Kamala Harris et Donald Trump ont chacun des raisons différentes d’éviter ou non de l’aborder. Surnommée Kamala The Cop (« Kamala la flic ») à l’époque où elle était procureure générale à San Francisco, Kamala Harris a toujours clamé son rejet de la peine capitale. Lorsqu’elle s’est présentée aux primaires démocrates pour l’élection présidentielle de 2020 (avant de se retirer et de devenir colistière de Joe Biden, puis vice-­présidente en 2021), elle a rappelé qu’elle la jugeait « immorale, inefficace, et irréversible ». En promettant qu’une fois élue, elle l’abolirait au niveau fédéral. Mais la thématique ne figure plus sur son programme. « Elle n’a aucun intérêt à aborder ce sujet, souligne Abraham Borowitz. Elle risquerait de heurter les démocrates conservateurs favorables à la peine capitale. » D’autant que « les droits humains ne sont pas une priorité pour les électeurs d’aujourd’hui », complète le militant abolitionniste. Les enquêtes d’opinion, en effet, placent l’économie, l’avortement, l’immigration en tête des préoccupations des Américains, et non la peine de mort.

Lire aussi : Elections américaines, apocalypse now.

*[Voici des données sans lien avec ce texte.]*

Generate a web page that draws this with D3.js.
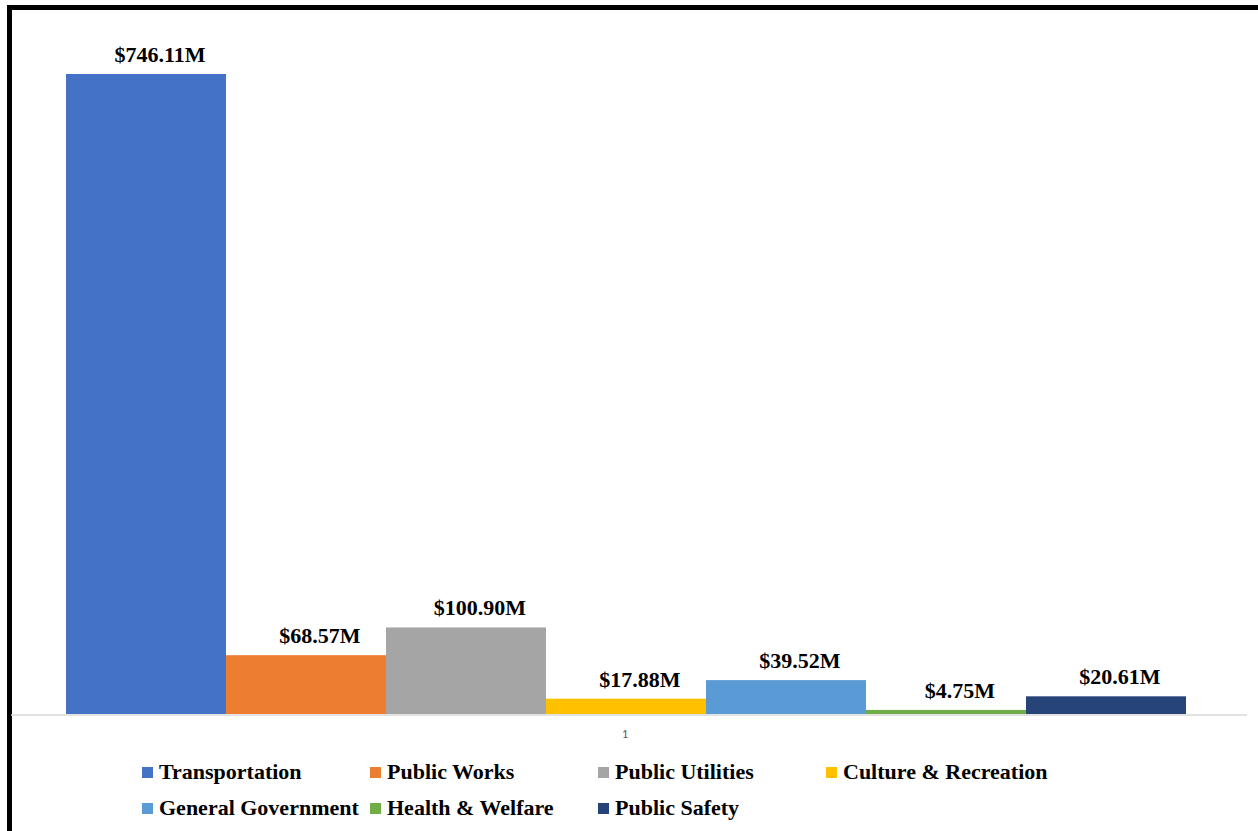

Pour Donald Trump, le positionnement est beaucoup plus volontaire. Élu président en 2016, il a relancé en 2019 les exécutions fédérales après une pause de dix-sept ans. Dix exécutions ont eu lieu en six mois durant son mandat, à la satisfaction d’une partie de son électorat. Mais sa base catholique et une partie des évangéliques restent opposées à toute interruption de vie, qu’il soit question d’avortement ou de peine capitale. Ses conseillers ont tenté de le convaincre d’éviter le plus possible le sujet, mais Trump n’en a rien fait. Il a continué de défendre la peine de mort dans ses gigantesques rassemblements.

N’empêche. Lors du débat télévisé du 10 septembre, le républicain s’est affronté avec la démocrate sur plusieurs thèmes. L’immigration, le coût de la vie, la criminalité et le droit à l’avortement. Ils n’ont pas échangé un seul mot sur la peine capitale.